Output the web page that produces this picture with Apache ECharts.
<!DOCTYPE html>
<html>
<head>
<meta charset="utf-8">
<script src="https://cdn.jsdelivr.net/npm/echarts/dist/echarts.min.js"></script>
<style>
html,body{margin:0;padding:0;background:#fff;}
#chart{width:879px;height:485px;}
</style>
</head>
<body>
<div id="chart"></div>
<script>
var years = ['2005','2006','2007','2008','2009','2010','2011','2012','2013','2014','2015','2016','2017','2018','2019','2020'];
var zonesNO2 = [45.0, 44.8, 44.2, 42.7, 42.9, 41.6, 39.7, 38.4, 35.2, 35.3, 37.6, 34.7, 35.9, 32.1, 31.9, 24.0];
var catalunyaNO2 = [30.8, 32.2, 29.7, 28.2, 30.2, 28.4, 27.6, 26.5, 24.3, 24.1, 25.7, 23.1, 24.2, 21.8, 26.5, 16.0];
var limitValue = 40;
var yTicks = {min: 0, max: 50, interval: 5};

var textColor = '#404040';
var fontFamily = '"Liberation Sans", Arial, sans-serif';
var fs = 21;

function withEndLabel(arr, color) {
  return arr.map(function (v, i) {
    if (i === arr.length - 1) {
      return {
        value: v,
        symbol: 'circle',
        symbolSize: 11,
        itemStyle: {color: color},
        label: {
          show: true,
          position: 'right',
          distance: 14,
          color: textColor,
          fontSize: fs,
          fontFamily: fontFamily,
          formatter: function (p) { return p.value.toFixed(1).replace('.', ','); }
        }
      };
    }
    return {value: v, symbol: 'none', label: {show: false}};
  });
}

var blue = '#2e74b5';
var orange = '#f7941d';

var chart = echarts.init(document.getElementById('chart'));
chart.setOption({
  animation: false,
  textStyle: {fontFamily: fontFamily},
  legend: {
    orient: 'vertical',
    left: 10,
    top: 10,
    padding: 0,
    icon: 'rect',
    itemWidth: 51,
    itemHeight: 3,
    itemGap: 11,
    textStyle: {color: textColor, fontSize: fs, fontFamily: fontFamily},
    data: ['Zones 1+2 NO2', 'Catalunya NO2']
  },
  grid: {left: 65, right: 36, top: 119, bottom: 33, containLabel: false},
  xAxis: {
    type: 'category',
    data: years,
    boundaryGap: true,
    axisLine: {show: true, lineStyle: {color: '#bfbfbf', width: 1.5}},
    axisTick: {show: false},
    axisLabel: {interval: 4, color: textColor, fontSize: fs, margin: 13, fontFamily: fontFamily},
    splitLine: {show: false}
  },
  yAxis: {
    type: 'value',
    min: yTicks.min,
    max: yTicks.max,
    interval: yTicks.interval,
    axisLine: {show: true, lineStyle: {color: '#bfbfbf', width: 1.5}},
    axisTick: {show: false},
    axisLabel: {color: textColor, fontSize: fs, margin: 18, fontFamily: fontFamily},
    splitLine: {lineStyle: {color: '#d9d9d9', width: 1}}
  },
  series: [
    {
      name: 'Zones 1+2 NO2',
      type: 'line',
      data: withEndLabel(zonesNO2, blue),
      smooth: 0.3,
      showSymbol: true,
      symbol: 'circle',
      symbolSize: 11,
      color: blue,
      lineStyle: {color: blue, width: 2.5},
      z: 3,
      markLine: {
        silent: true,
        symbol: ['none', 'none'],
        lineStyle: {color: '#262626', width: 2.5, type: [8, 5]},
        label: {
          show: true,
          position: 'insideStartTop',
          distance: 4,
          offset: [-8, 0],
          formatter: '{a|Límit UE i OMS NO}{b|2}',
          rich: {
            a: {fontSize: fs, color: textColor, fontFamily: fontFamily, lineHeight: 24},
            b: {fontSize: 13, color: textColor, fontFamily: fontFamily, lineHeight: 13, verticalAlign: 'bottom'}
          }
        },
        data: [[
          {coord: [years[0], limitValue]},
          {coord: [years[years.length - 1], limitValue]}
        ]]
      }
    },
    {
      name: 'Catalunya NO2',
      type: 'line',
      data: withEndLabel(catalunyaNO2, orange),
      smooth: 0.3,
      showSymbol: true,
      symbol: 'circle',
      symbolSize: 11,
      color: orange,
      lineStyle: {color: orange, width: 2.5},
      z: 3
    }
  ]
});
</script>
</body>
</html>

...

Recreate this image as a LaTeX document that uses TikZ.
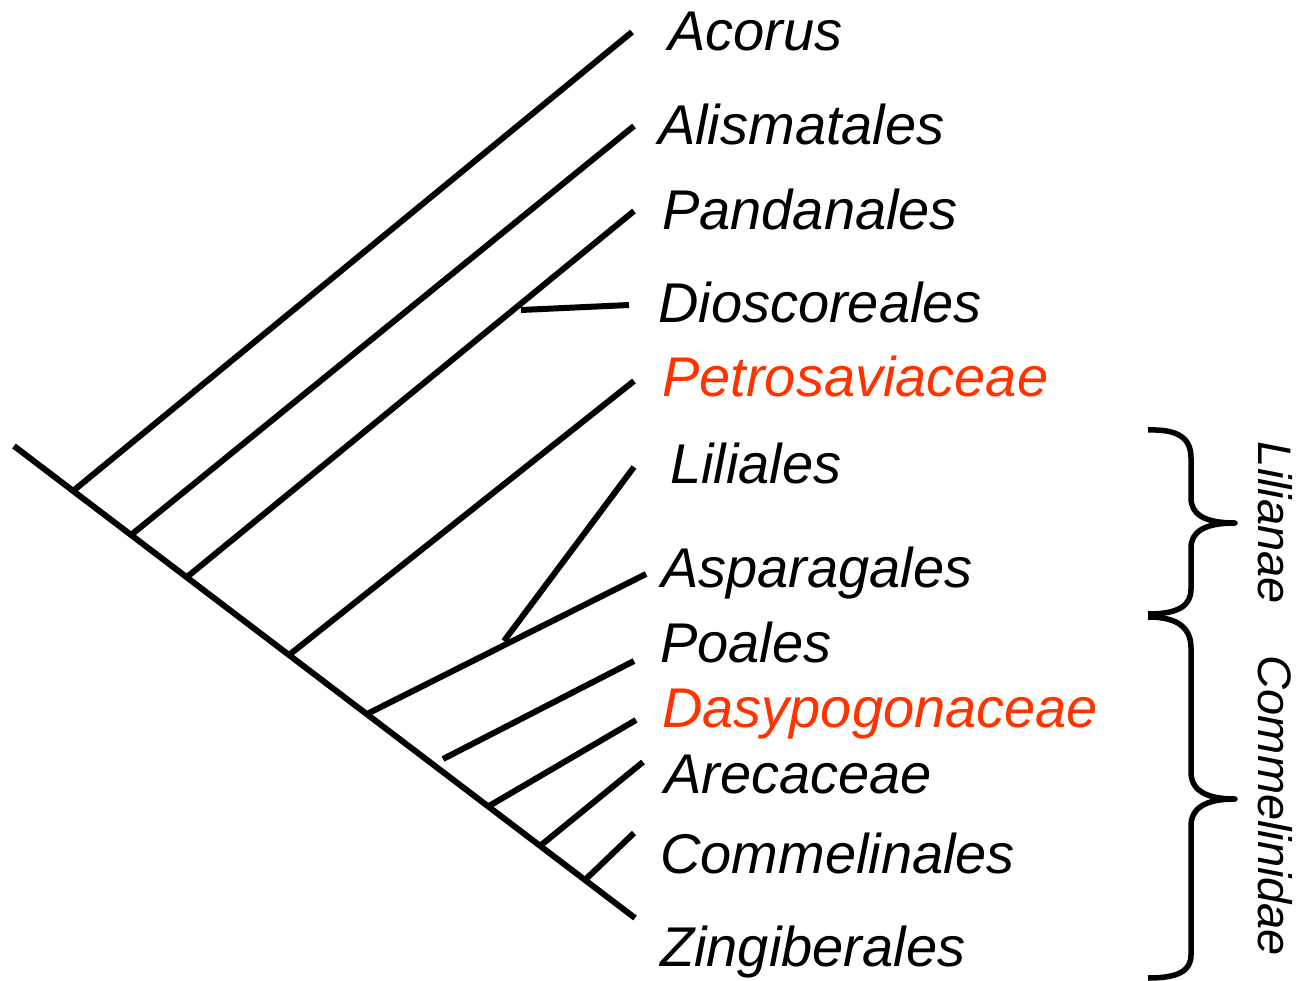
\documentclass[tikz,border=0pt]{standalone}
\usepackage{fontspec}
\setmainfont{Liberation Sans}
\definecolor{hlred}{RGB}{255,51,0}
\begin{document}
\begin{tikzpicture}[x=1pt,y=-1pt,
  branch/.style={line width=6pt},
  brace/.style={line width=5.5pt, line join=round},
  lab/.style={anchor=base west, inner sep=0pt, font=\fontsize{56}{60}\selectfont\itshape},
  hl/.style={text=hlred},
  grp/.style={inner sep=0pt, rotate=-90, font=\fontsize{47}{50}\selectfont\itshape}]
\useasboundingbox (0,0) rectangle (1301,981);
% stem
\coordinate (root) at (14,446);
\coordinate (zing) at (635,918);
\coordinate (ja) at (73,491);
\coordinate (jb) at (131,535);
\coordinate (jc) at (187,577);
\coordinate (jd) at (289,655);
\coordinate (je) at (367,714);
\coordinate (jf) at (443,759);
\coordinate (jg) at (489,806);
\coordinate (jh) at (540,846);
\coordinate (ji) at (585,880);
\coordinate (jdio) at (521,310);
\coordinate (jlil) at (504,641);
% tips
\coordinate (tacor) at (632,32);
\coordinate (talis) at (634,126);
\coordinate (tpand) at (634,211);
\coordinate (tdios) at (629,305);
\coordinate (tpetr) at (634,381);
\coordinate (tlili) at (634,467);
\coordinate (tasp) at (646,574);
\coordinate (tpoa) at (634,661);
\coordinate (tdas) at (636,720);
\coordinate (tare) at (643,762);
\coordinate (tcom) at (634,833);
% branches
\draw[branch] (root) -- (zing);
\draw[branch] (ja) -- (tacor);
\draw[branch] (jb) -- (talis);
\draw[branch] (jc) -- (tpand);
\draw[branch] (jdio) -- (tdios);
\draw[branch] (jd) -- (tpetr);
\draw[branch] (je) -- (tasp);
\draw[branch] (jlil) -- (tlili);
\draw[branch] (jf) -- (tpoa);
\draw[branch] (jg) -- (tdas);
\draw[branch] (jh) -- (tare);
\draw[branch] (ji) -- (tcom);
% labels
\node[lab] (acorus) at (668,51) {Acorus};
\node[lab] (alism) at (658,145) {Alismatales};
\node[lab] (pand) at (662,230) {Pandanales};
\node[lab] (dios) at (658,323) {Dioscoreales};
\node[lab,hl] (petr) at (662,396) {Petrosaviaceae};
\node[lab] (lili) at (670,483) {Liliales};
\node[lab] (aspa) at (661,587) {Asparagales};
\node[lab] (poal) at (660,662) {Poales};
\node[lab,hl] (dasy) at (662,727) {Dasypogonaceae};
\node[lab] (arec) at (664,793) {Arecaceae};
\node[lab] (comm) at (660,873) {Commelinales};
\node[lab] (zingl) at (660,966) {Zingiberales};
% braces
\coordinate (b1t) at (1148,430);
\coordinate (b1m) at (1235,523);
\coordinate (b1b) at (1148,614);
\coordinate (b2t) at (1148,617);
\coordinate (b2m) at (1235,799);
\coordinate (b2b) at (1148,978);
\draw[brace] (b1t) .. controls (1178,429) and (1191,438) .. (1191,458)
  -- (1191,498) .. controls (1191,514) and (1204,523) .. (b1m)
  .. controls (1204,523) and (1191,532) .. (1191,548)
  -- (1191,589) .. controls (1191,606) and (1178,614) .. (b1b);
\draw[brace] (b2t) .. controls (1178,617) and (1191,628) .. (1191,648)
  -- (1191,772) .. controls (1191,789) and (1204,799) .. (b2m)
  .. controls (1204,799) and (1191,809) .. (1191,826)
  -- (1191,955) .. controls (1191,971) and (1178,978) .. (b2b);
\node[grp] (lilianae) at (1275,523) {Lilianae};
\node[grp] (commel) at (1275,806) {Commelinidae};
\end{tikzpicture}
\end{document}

--

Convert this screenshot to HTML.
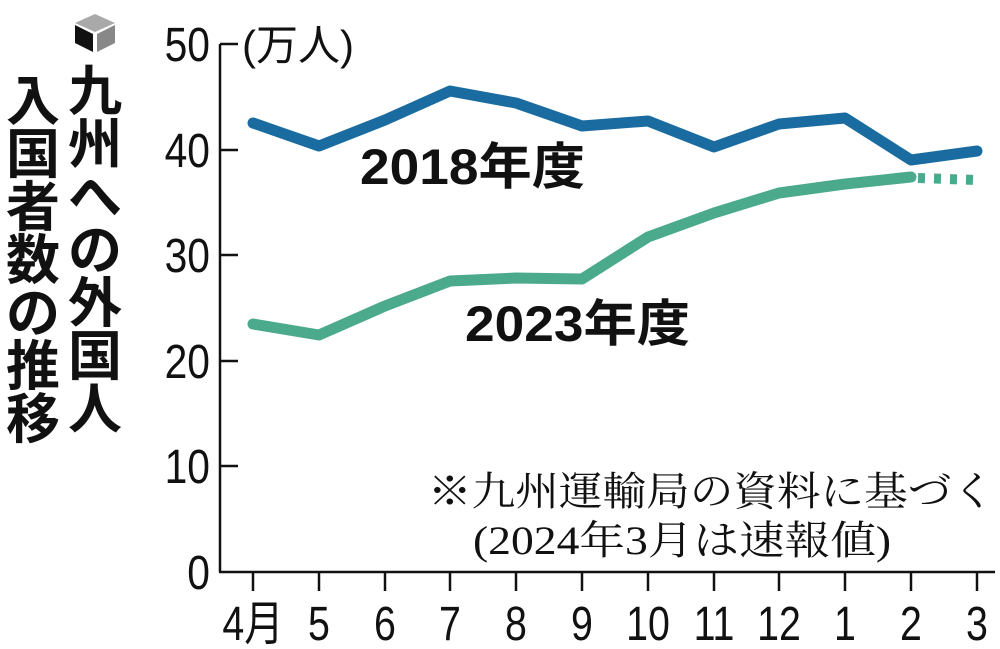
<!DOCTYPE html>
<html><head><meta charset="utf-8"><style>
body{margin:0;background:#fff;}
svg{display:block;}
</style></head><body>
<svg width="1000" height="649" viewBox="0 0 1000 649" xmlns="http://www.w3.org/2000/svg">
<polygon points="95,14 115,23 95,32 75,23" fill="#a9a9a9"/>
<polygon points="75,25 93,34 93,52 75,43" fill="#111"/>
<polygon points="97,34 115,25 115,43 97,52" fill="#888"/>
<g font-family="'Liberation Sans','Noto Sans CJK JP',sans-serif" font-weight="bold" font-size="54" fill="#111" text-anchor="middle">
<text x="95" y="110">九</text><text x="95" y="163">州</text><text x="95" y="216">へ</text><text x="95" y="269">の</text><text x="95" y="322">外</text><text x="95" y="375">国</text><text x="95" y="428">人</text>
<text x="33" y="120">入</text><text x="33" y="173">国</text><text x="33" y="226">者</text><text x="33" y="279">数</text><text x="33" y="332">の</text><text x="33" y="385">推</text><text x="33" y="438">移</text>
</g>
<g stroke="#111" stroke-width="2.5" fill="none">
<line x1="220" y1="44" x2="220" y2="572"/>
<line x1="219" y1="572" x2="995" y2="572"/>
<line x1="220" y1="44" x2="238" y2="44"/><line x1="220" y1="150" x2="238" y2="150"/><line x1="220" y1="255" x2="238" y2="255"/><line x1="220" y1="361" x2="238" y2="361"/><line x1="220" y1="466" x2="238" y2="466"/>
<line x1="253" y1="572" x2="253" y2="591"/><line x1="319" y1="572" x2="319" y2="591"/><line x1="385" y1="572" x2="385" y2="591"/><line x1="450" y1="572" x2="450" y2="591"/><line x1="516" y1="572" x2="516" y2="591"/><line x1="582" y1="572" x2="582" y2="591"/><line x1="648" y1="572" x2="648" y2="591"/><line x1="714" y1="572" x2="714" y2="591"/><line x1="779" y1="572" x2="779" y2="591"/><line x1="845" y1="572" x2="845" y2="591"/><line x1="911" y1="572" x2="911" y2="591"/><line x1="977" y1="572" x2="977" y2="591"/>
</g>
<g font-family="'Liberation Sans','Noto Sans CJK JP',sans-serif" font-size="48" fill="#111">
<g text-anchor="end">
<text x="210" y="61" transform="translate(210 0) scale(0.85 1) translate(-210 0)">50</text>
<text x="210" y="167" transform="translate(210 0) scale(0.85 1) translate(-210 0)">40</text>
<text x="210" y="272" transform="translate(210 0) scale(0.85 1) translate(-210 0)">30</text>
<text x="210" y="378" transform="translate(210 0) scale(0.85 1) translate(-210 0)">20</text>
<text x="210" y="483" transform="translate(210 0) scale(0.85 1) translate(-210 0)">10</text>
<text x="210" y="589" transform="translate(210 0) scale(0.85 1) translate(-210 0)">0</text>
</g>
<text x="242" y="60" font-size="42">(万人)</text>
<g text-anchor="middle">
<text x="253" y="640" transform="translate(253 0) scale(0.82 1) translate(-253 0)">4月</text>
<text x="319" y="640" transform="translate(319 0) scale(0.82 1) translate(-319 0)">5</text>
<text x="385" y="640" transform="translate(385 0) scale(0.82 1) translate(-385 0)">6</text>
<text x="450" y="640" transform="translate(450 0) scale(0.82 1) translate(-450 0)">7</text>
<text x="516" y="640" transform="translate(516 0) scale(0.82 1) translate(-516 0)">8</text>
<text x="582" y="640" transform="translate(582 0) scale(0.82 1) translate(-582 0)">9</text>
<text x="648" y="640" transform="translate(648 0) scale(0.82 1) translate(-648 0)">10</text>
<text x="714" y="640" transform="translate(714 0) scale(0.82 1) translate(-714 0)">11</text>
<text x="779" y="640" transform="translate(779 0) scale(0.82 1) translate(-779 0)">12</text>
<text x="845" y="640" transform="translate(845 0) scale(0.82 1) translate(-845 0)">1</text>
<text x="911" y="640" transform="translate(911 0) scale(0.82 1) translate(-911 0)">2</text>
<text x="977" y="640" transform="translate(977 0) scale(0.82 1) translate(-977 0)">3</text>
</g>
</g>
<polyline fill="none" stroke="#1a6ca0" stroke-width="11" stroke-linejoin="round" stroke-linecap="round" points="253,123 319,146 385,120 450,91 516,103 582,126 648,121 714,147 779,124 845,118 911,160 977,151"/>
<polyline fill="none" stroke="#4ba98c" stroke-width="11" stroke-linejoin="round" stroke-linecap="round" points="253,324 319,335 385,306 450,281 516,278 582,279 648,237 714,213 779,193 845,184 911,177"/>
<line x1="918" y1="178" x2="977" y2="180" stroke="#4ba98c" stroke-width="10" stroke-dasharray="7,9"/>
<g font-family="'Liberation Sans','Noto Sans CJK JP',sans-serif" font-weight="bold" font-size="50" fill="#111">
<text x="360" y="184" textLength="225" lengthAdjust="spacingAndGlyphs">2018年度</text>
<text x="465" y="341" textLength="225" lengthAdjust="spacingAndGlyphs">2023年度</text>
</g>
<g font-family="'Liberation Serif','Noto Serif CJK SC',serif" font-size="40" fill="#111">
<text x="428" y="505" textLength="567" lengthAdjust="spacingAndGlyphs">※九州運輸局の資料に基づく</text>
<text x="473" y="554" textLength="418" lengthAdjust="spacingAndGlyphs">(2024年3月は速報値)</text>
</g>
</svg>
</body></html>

* **Challenge**
Will you return exactly the lines above from the one with "Output the web" down to the one with "var orange = '#f7941d';", counting both as part of the range?

* **Output for this exercise**
Output the web page that produces this picture with Apache ECharts.
<!DOCTYPE html>
<html>
<head>
<meta charset="utf-8">
<script src="https://cdn.jsdelivr.net/npm/echarts/dist/echarts.min.js"></script>
<style>
html,body{margin:0;padding:0;background:#fff;}
#chart{width:879px;height:485px;}
</style>
</head>
<body>
<div id="chart"></div>
<script>
var years = ['2005','2006','2007','2008','2009','2010','2011','2012','2013','2014','2015','2016','2017','2018','2019','2020'];
var zonesNO2 = [45.0, 44.8, 44.2, 42.7, 42.9, 41.6, 39.7, 38.4, 35.2, 35.3, 37.6, 34.7, 35.9, 32.1, 31.9, 24.0];
var catalunyaNO2 = [30.8, 32.2, 29.7, 28.2, 30.2, 28.4, 27.6, 26.5, 24.3, 24.1, 25.7, 23.1, 24.2, 21.8, 26.5, 16.0];
var limitValue = 40;
var yTicks = {min: 0, max: 50, interval: 5};

var textColor = '#404040';
var fontFamily = '"Liberation Sans", Arial, sans-serif';
var fs = 21;

function withEndLabel(arr, color) {
  return arr.map(function (v, i) {
    if (i === arr.length - 1) {
      return {
        value: v,
        symbol: 'circle',
        symbolSize: 11,
        itemStyle: {color: color},
        label: {
          show: true,
          position: 'right',
          distance: 14,
          color: textColor,
          fontSize: fs,
          fontFamily: fontFamily,
          formatter: function (p) { return p.value.toFixed(1).replace('.', ','); }
        }
      };
    }
    return {value: v, symbol: 'none', label: {show: false}};
  });
}

var blue = '#2e74b5';
var orange = '#f7941d';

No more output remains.